The End | El Nuevo Siglo
Viernes, 3 de Enero de 2025

Hace un año me congratulaba en este blog de que la gente -sobre todo los jóvenes, adictos a otra clase de pantallas- regresara a los cines en estampida para ver a la muñeca color de rosa y su galán de quijada cuadrada, además de otra película de un fabricante de bombas muy célebre. Pues un año después (es decir, hace 130 años) se sigue haciendo cine para que la gente vaya al cine.

¿Pero a qué cines? Pues a los que tienen butacas mullidas, pop-corn (no palomitas ni crispetas), definición tal y sonido pascual. Y pantallas no tan grandes como “la pantalla grande” como se decía a los cines de toda la vida, los que van cerrando, uno a uno, fotograma a fotograma, víctimas de su tamaño, del coste de mantenimiento, tecnología y la falta de espectadores regulares entre otras vicisitudes.

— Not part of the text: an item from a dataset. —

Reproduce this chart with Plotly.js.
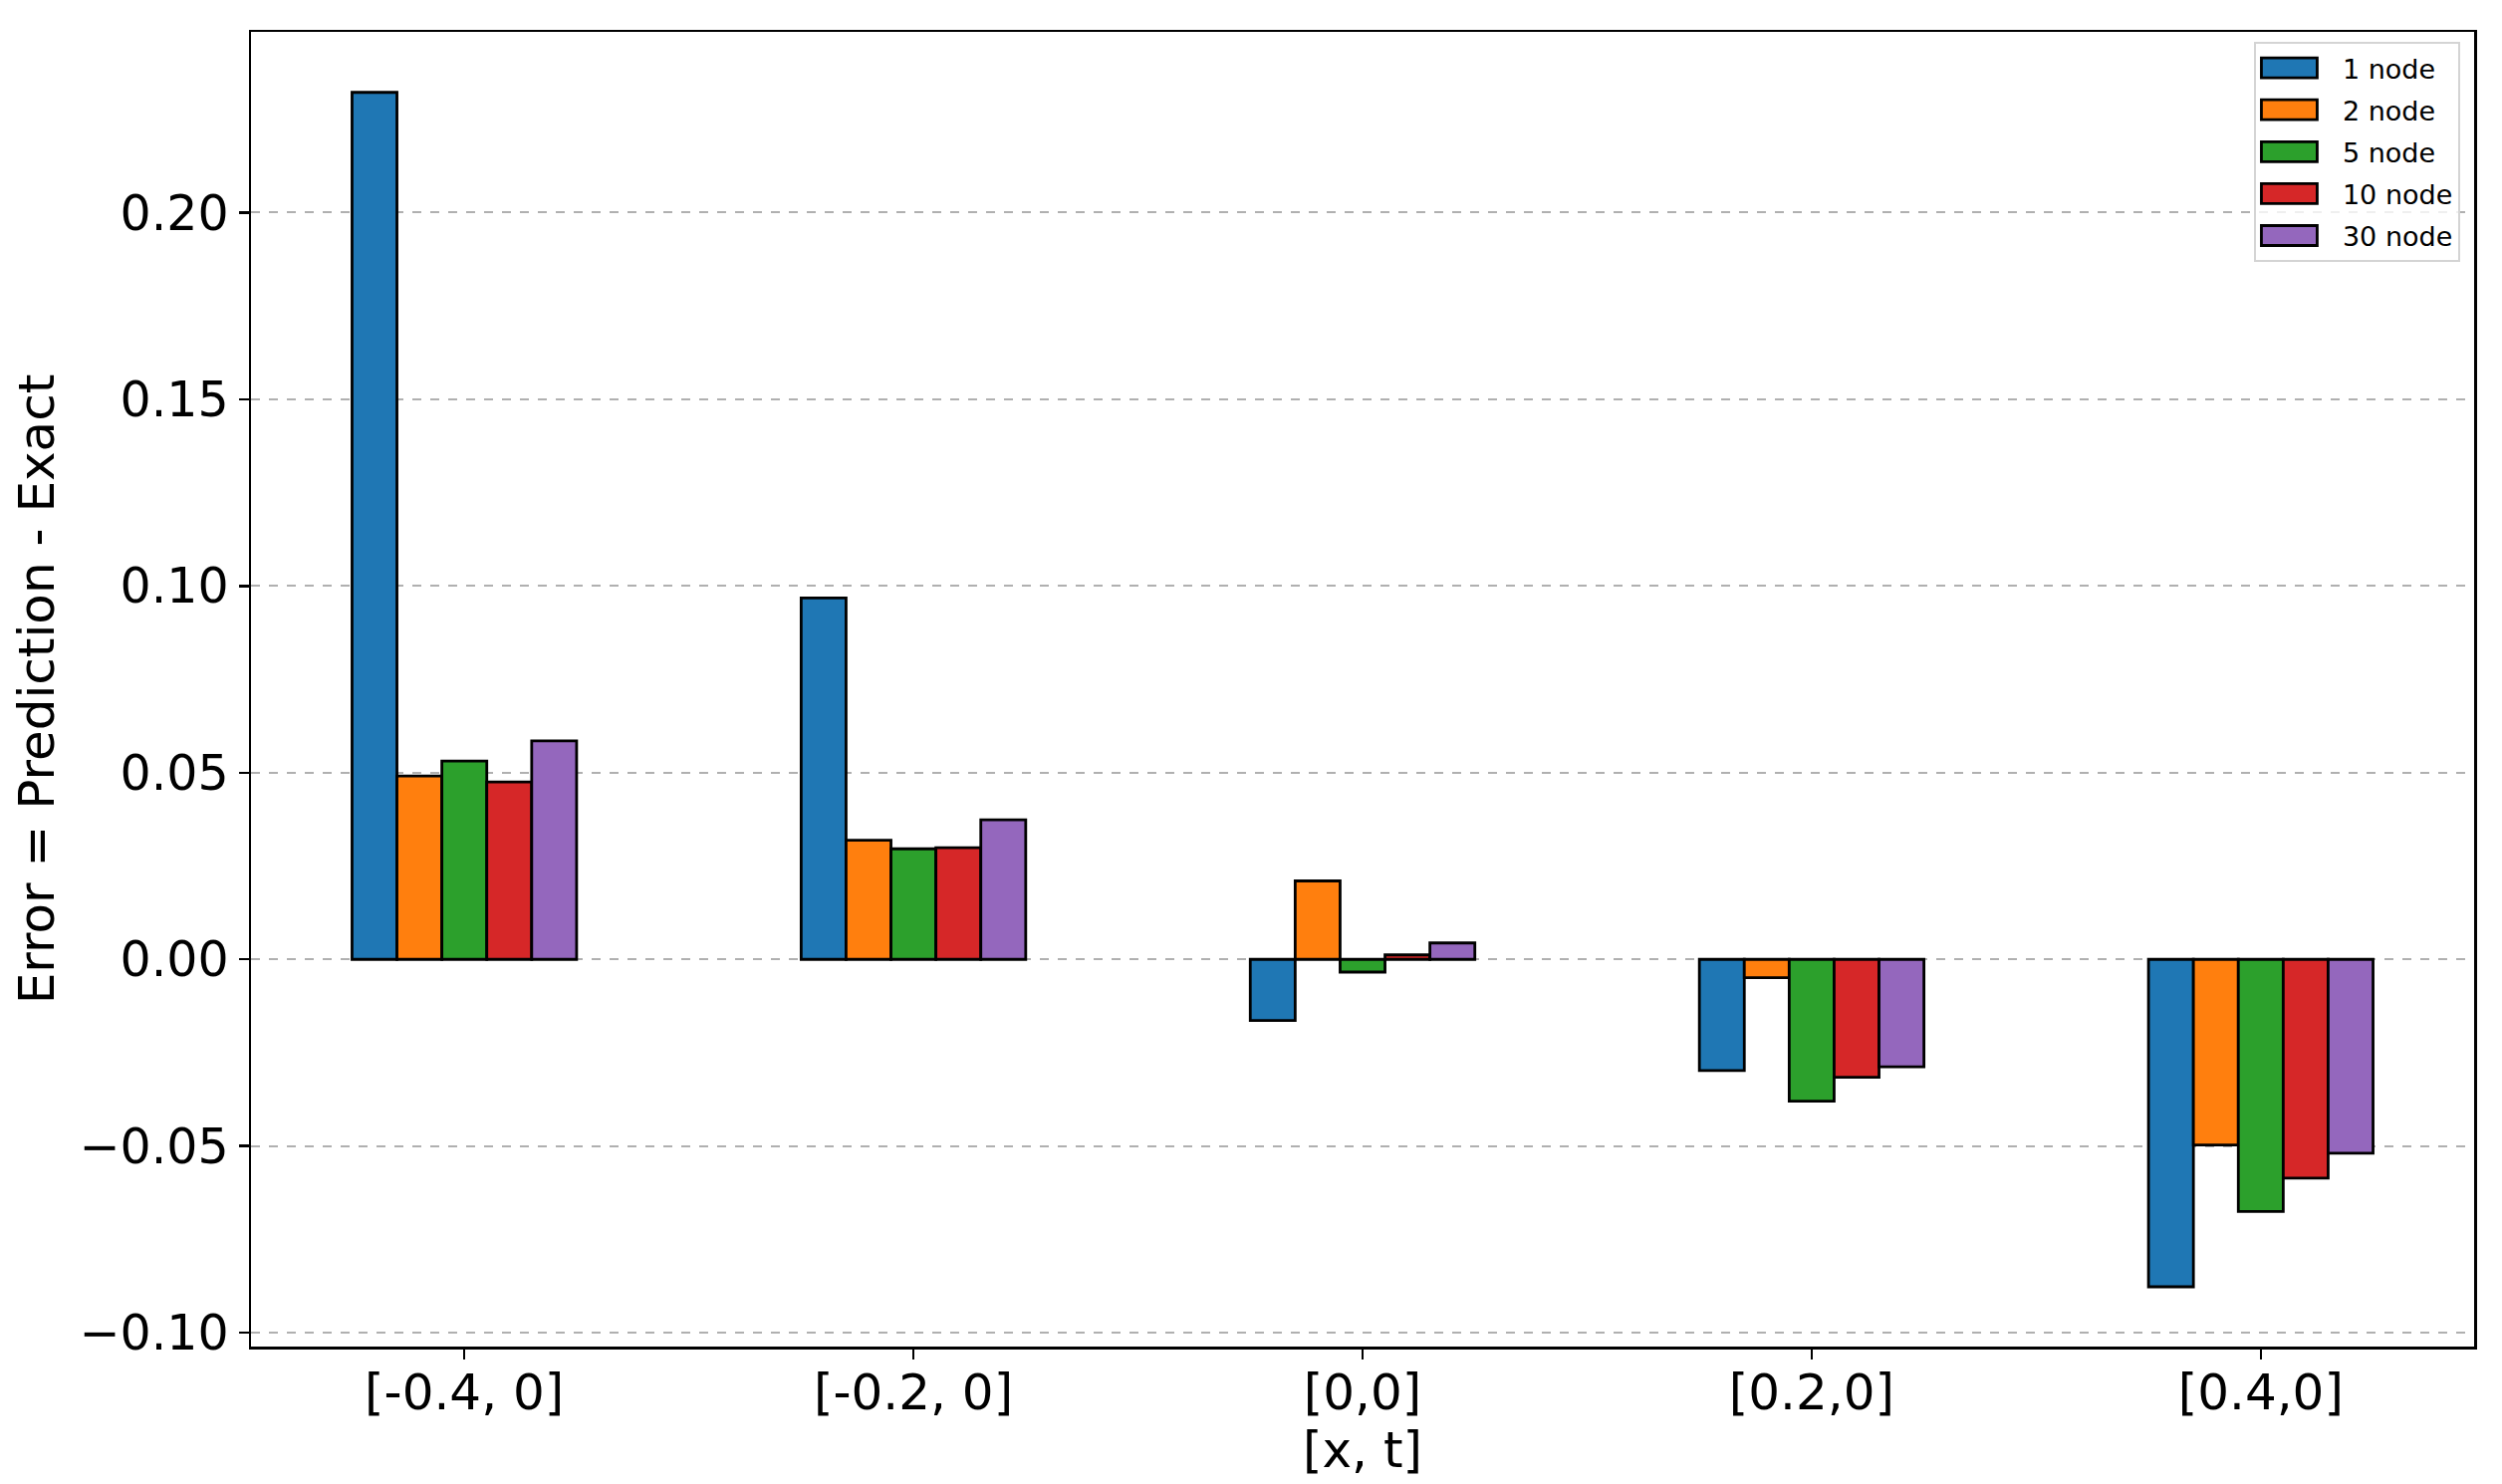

Son otros tiempos, es cierto, pero quienes fuimos fieles cinéfilos (ahora no tanto), vemos con grima cómo estos monstruos de seiscientas, mil localidades, van cayendo como kingkones (perdón por el plural). Caen como el cine Roxy, que cita Serrat en su canción o Juan Marsé en su relato (¡los dos en 1987!) o son reemplazados por tiendas de ropa prêt-à-porter o cadenas de comida poco lenta. Cines que frecuenté hace veinticinco años ya no lo son. Los Icaria, una de las pocas salas, si no las únicas, que tenían versión original subtitulada (nada como escuchar la voz de DeNiro o de la Binoche), o el Alexandra, con sus paredes de yesería, con su gallinero muy chic, donde nadie escupía a los de platea como en Cinema Paradiso. Sigo hacia atrás, y de la Bogotá que me tocó en los 80, han cerrado unos cuantos, como El Palermo, el de mi barrio de estudiante, que recién he visto convertido en billares. ¿Estará Paul Newman por ahí? Y así con los que poblaban la carrera 13 y alrededores como el Metro Riviera o el Lucía, que ya fueron engullidos por comercios. Y si sigo retrocediendo en el tiempo, puedo contar que en mi natal Pamplona de Indias estuvimos sin cine a mediados de los 70, por la facilidad de quedarse en casa con el Betamax, alquilando películas baratas de contrabando.

 Pero no todo es un desastre. Si desando veo que el Teatro Cecilia -colindante con mi casa de adolescencia y que los domingos expulsaba esquirlas y otras salpicaduras hasta mi ventana- ha reabierto hace unos años y aún sobrevive. O el Faenza, cerca de la UJTL donde estudié la carrera, un antiguo edificio de arquitectura ecléctica que de origen albergó una fábrica de loza. Llegó al abandono total, después de una programación igualmente diversa a través de los años: cine, música, zarzuela, opereta, más películas y finalmente el cine X. Confieso que una tarde entré al programa doble, a admirar las lámparas y las voluptuosidades del art déco y art nouveau, entre otras. El recinto, por fortuna, ha sido rescatado de la demolición gracias a la Universidad Central. Ya de regreso, y hace un año también, bajó el telón el Comedia, que después del rasgado de vestiduras habitual, entró en la pugna de las grandes marcas para arrasar los carteles con sus estrellas y cambiarlos por maniquíes, cosa se logró frenar -ya es un hecho- para destinarlo al Museo Carmen Thyssen. Gracias, baronesa barcelonesa.

Se seguirá haciendo cine en tanto el ser humano tenga cosas que contarse. Y habrá salas de cine, salvadas para el cine o para fines afines. Y mientras -en esa oscuridad parpadeante y cómplice- haya besos por prodigar, no habrá final. The End.